With SEA CHANGE, Nancy Kress successfully renders a global-scale conflict in intimate terms
The recently released SEA CHANGE by Nancy Kress continues to garner notice.
THE 1000 YEAR PLAN praises the book.
Kress, a long-established master of conjectural sci-fi, renders a global-scale conflict in intimate terms. The obstacles Renata faces and the choices she makes have deeply personal consequences for her as well as world-changing implications, allowing the author to effectively whittle away the border between the macro and the micro.
For FEMALE FIRST, Kress contributed the essay “Saving The World, One Carrot At A Time“.
I’m always a little suspicious when writers assert confidently their one specific source of inspiration for a given story.
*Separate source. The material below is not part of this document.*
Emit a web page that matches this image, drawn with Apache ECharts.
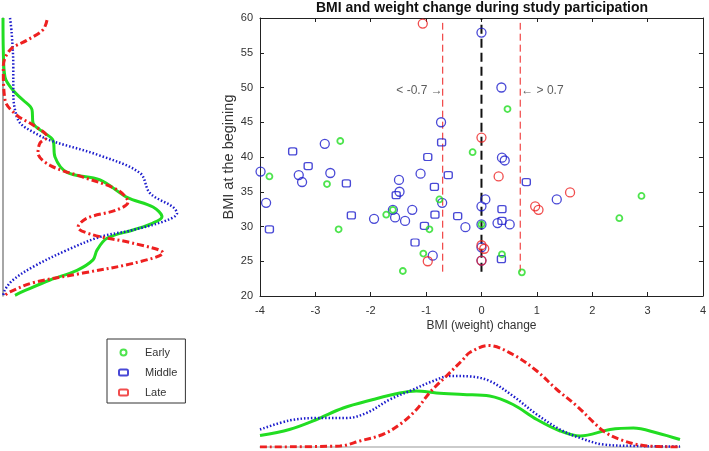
<!DOCTYPE html>
<html><head><meta charset="utf-8">
<script src="https://cdn.jsdelivr.net/npm/echarts@6/dist/echarts.min.js"></script>
<style>html,body{margin:0;padding:0;background:#fff}#c{width:709px;height:451px}</style>
</head><body><div id="c"></div>
<script>
// ---- scatter data: [BMI change, BMI at beginning]
const earlyPts = [[-0.16,40.7],[-2.55,42.3],[0.47,46.9],[-3.83,37.2],[-2.79,36.1],[-2.58,29.6],[-1.72,31.7],[-1.60,32.4],[-0.76,33.9],[-0.94,29.6],[-1.05,26.1],[-1.42,23.6],[0,30.3],[2.89,34.4],[2.49,31.2],[0.37,26.0],[0.73,23.4]];
const middleCircles = [[0,57.9],[-0.73,45.0],[0.36,50.0],[0.37,39.9],[0.42,39.5],[-2.83,41.9],[-3.99,37.9],[-3.30,37.4],[-3.24,36.4],[-2.73,37.7],[-3.89,33.4],[-1.94,31.1],[-1.60,32.4],[-1.56,31.3],[-1.38,30.8],[-1.49,36.7],[-1.48,35.0],[-1.25,32.4],[-1.10,37.6],[-0.71,33.4],[-0.88,25.8],[-0.29,29.9],[0,32.9],[0.07,33.9],[0,30.3],[0,27.0],[0,25.1],[1.36,33.9],[0.29,30.5],[0.51,30.3]];
const middleSquares = [[-0.72,42.1],[-3.41,40.8],[-0.97,40.0],[-3.13,38.7],[-2.44,36.2],[-3.83,29.6],[-2.35,31.6],[-1.54,34.5],[-0.85,35.7],[-0.84,31.7],[-0.60,37.4],[-1.03,30.1],[-1.20,27.7],[-0.43,31.5],[0.81,36.4],[0.37,32.5],[0.37,30.8],[0.36,25.3]];
const latePts = [[-1.06,59.2],[0,42.8],[-0.97,25.0],[0,27.3],[0.05,26.8],[0,25.1],[0.31,37.2],[1.60,34.9],[0.97,32.9],[1.03,32.4]];

// ---- reference lines
const cutLow = -0.7, cutHigh = 0.7, zeroLine = 0;
const cutSpan = [23.5, 59.3];
const zeroSpan = [23.5, 60];
const annotY = 49.6;

// ---- left marginal density: [density, BMI]
const leftEarly = [[0,60],[0.3,55.4],[2,51.5],[10,49.6],[20,48.2],[29,46.8],[30,44.9],[40,43.6],[50,42.4],[52,40],[64,37.8],[97,36.7],[124,34.2],[150,32.8],[159,31.4],[150,30.5],[130,29.5],[104,28.3],[94,26.6],[90,25.2],[74,23.7],[47,22.3],[24,20.9],[12,20.1]];
const leftMiddle = [[7,60],[8.7,57.8],[10.3,53],[10.3,49.2],[12,46.8],[17,44.9],[30,43.6],[47,42.4],[95,40.3],[137,37.7],[147,34.8],[170,32.8],[174,31.9],[164,30.9],[130,29.5],[97,28.5],[64,26.6],[30,24.2],[10,22.3],[2,20.9],[0.3,20.1]];
const leftLate = [[44,59.7],[40,58.3],[24,56.8],[7,55.4],[0.3,53],[2,48.2],[14,46],[30,44.6],[44,42.9],[37,42],[35,40.6],[47,38.8],[80,37.1],[114,35.3],[125,33.5],[114,32.4],[84,31.2],[75,29.9],[90,28.8],[130,27.6],[160,26.2],[130,24.7],[80,23.3],[30,21.9],[7,20.6],[2,20.1]];

// ---- bottom marginal density: [BMI change, density]
const bottomEarly = [[-4,11.5],[-3.47,17.5],[-2.98,27.5],[-2.5,39],[-1.96,47.5],[-1.48,54],[-1.18,56],[-0.82,54],[-0.34,52.5],[0.14,51],[0.56,42.5],[0.99,27.5],[1.41,16],[1.77,11],[2.31,17.5],[2.73,19],[3.16,14],[3.57,7.5]];
const bottomMiddle = [[-4,17.5],[-3.47,26.5],[-2.98,29],[-2.44,29],[-2.08,34],[-1.66,47.5],[-1.30,56],[-0.88,66],[-0.58,71],[-0.2,70.5],[0.14,66],[0.56,51],[0.99,32.5],[1.41,17.5],[1.77,9],[2.19,2.5],[2.80,1],[3.57,0.5]];
const bottomLate = [[-4,0],[-2.56,1],[-2.2,6],[-1.79,12.5],[-1.48,22.5],[-1.18,37.5],[-0.94,54.5],[-0.64,71],[-0.34,87.5],[-0.22,94.5],[0.12,101.5],[0.56,92.5],[0.99,76],[1.35,57.5],[1.71,41],[2.19,16],[2.49,7.5],[2.91,1.5],[3.57,0]];

const GREEN = '#22dd22', BLUE = '#1c1ccc', RED = '#ee2020';
const FONT = 'Liberation Sans, Arial, sans-serif';

const chart = echarts.init(document.getElementById('c'), null, {renderer: 'canvas'});
const hollow = c => ({color: 'rgba(0,0,0,0)', borderColor: c, borderWidth: 1.3});
const axisCommon = {
  axisLine: {show: true, onZero: false, lineStyle: {color: '#222', width: 1}},
  axisTick: {show: true, inside: true, length: 4, lineStyle: {color: '#222'}},
  splitLine: {show: false}
};
chart.setOption({
  animation: false,
  backgroundColor: '#fff',
  textStyle: {fontFamily: FONT},
  title: {
    text: 'BMI and weight change during study participation',
    left: 482, top: 1, padding: 0, textAlign: 'center',
    textStyle: {fontSize: 14, fontWeight: 'bold', color: '#111', fontFamily: FONT}
  },
  legend: {
    orient: 'vertical', left: 107, top: 339,
    padding: [7, 8, 4, 11],
    itemWidth: 9, itemHeight: 6, itemGap: 7,
    borderColor: '#333', borderWidth: 1,
    textStyle: {fontSize: 11, color: '#333', padding: [0, 0, 0, 12], lineHeight: 13},
    data: [{name: 'Early', icon: 'circle'}, {name: 'Middle', icon: 'roundRect'}, {name: 'Late', icon: 'roundRect'}]
  },
  grid: [
    {left: 260, top: 18, width: 443, height: 278},
    {left: 3, top: 18, width: 220, height: 278},
    {left: 260, top: 340, width: 420, height: 107}
  ],
  xAxis: [
    Object.assign({}, axisCommon, {gridIndex: 0, type: 'value', min: -4, max: 4, interval: 1, position: 'bottom',
      name: 'BMI (weight) change', nameLocation: 'middle', nameGap: 24, nameMoveOverlap: false,
      nameTextStyle: {fontSize: 12, color: '#333'},
      axisLabel: {fontSize: 11, color: '#333', margin: 9}}),
    Object.assign({}, axisCommon, {gridIndex: 0, type: 'value', min: -4, max: 4, interval: 1, position: 'top',
      axisLabel: {show: false}}),
    {gridIndex: 1, type: 'value', min: 0, max: 220, show: false},
    {gridIndex: 2, type: 'value', min: -4, max: 3.57, axisLine: {show: true, onZero: false, lineStyle: {color: '#bbb', width: 1.5}},
      axisTick: {show: false}, axisLabel: {show: false}, splitLine: {show: false}}
  ],
  yAxis: [
    Object.assign({}, axisCommon, {gridIndex: 0, type: 'value', min: 20, max: 60, interval: 5, position: 'left',
      name: 'BMI at the begining', nameLocation: 'middle', nameGap: 24, nameRotate: 90, nameMoveOverlap: false,
      nameTextStyle: {fontSize: 14.5, color: '#333'},
      axisLabel: {fontSize: 11, color: '#333', margin: 7}}),
    Object.assign({}, axisCommon, {gridIndex: 0, type: 'value', min: 20, max: 60, interval: 5, position: 'right',
      axisLabel: {show: false}}),
    {gridIndex: 1, type: 'value', min: 20, max: 60, axisLine: {show: true, onZero: false, lineStyle: {color: '#888', width: 1.5}},
      axisTick: {show: false}, axisLabel: {show: false}, splitLine: {show: false}},
    {gridIndex: 2, type: 'value', min: 0, max: 107, show: false}
  ],
  series: [
    // reference lines
    {type: 'line', xAxisIndex: 0, yAxisIndex: 0, symbol: 'none', silent: true, z: 1,
      data: [[cutLow, cutSpan[0]], [cutLow, cutSpan[1]]], lineStyle: {color: RED, width: 1, type: [7, 4]}},
    {type: 'line', xAxisIndex: 0, yAxisIndex: 0, symbol: 'none', silent: true, z: 1,
      data: [[cutHigh, cutSpan[0]], [cutHigh, cutSpan[1]]], lineStyle: {color: RED, width: 1, type: [7, 4]}},
    {type: 'line', xAxisIndex: 0, yAxisIndex: 0, symbol: 'none', silent: true, z: 1,
      data: [[zeroLine, zeroSpan[0]], [zeroLine, zeroSpan[1]]], lineStyle: {color: '#111', width: 2, type: [9, 5]}},
    // annotations
    {type: 'scatter', xAxisIndex: 0, yAxisIndex: 0, symbolSize: 0, silent: true, z: 5,
      data: [
        {value: [cutLow, annotY], label: {show: true, position: 'left', distance: 0, formatter: '< -0.7 \u2192'}},
        {value: [cutHigh, annotY], label: {show: true, position: 'right', distance: 1, formatter: '\u2190 > 0.7'}}
      ],
      label: {fontSize: 12, color: '#333', fontFamily: FONT}},
    // scatter
    {name: 'Middle', type: 'scatter', xAxisIndex: 0, yAxisIndex: 0, symbol: 'circle', symbolSize: 9,
      itemStyle: hollow(BLUE), data: middleCircles, z: 3},
    {name: 'Middle', type: 'scatter', xAxisIndex: 0, yAxisIndex: 0, symbol: 'roundRect', symbolSize: [8, 7],
      itemStyle: hollow(BLUE), data: middleSquares, z: 3},
    {name: 'Early', type: 'scatter', xAxisIndex: 0, yAxisIndex: 0, symbol: 'circle', symbolSize: 6,
      itemStyle: {color: 'rgba(0,0,0,0)', borderColor: GREEN, borderWidth: 1.8}, data: earlyPts, z: 4},
    {name: 'Late', type: 'scatter', xAxisIndex: 0, yAxisIndex: 0, symbol: 'circle', symbolSize: 9,
      itemStyle: hollow(RED), data: latePts, z: 4},
    // left densities
    {type: 'line', xAxisIndex: 2, yAxisIndex: 2, symbol: 'none', smooth: 0.35, silent: true,
      data: leftEarly, lineStyle: {color: GREEN, width: 3}},
    {type: 'line', xAxisIndex: 2, yAxisIndex: 2, symbol: 'none', smooth: 0.35, silent: true,
      data: leftMiddle, lineStyle: {color: BLUE, width: 2.5, type: [1.5, 2]}},
    {type: 'line', xAxisIndex: 2, yAxisIndex: 2, symbol: 'none', smooth: 0.35, silent: true,
      data: leftLate, lineStyle: {color: RED, width: 3, type: [7, 3, 2, 3]}},
    // bottom densities
    {type: 'line', xAxisIndex: 3, yAxisIndex: 3, symbol: 'none', smooth: 0.35, silent: true,
      data: bottomEarly, lineStyle: {color: GREEN, width: 3}},
    {type: 'line', xAxisIndex: 3, yAxisIndex: 3, symbol: 'none', smooth: 0.35, silent: true,
      data: bottomMiddle, lineStyle: {color: BLUE, width: 2.5, type: [1.5, 2]}},
    {type: 'line', xAxisIndex: 3, yAxisIndex: 3, symbol: 'none', smooth: 0.35, silent: true,
      data: bottomLate, lineStyle: {color: RED, width: 3, type: [7, 3, 2, 3]}}
  ]
});
</script></body></html>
Fiction comes from a deep well within each writer, a well filled with everything one has experienced, seen, read, heard, thought about, all sloshing around down there and cross-breeding like some promiscuous water-borne micro-organisms. With luck, the combinations spawn a story.
In the case of my novella Sea Change, however, I can identify the three things that moved me to write this story. For me, not only is this atypical, but the elements floated into mind in an order atypical for me.
The first was a cause I believe in. Starting with a cause is dangerous, because it can lead to a polemic rather than a story. The way around this is to present your cause, first, in terms of how it affects your character (and it had better do so deeply, viscerally, urgently). Second, present your cause in a balanced way, showing not just the pluses but also the minuses. There is, after all, no free lunch.
The cause that interests me is genetically altered crops. There is a huge prejudice among many people against GMOs, mostly because there is so much disinformation out there. For hundreds of years agriculturists have cross-bred strains of crops and even different species (tangelos, anyone?) Genetic engineering just does it faster and more reliably. Is it “natural”? No. Neither is putting antibiotics into your body to cure plague. Or transplanting a heart from one body to another.
My passionate belief in GMOs comes from knowing how necessary they will be to feeding the world in the future, particularly poor countries. Rising temperatures and increased flooding of coastal growing areas, plus a growing global population, all make food insecurity a problem that is not going to go away. Already, the UN estimates, 10% of the world suffers from chronic hunger, and a disproportionate number of them are women and children. Crops engineered for greater yields and changing growing conditions can and will help.
Jim Higgins and Chris Foran of MILWAUKEE JOURNAL SENTINEL list the title among 71 books for summer reading in 2020.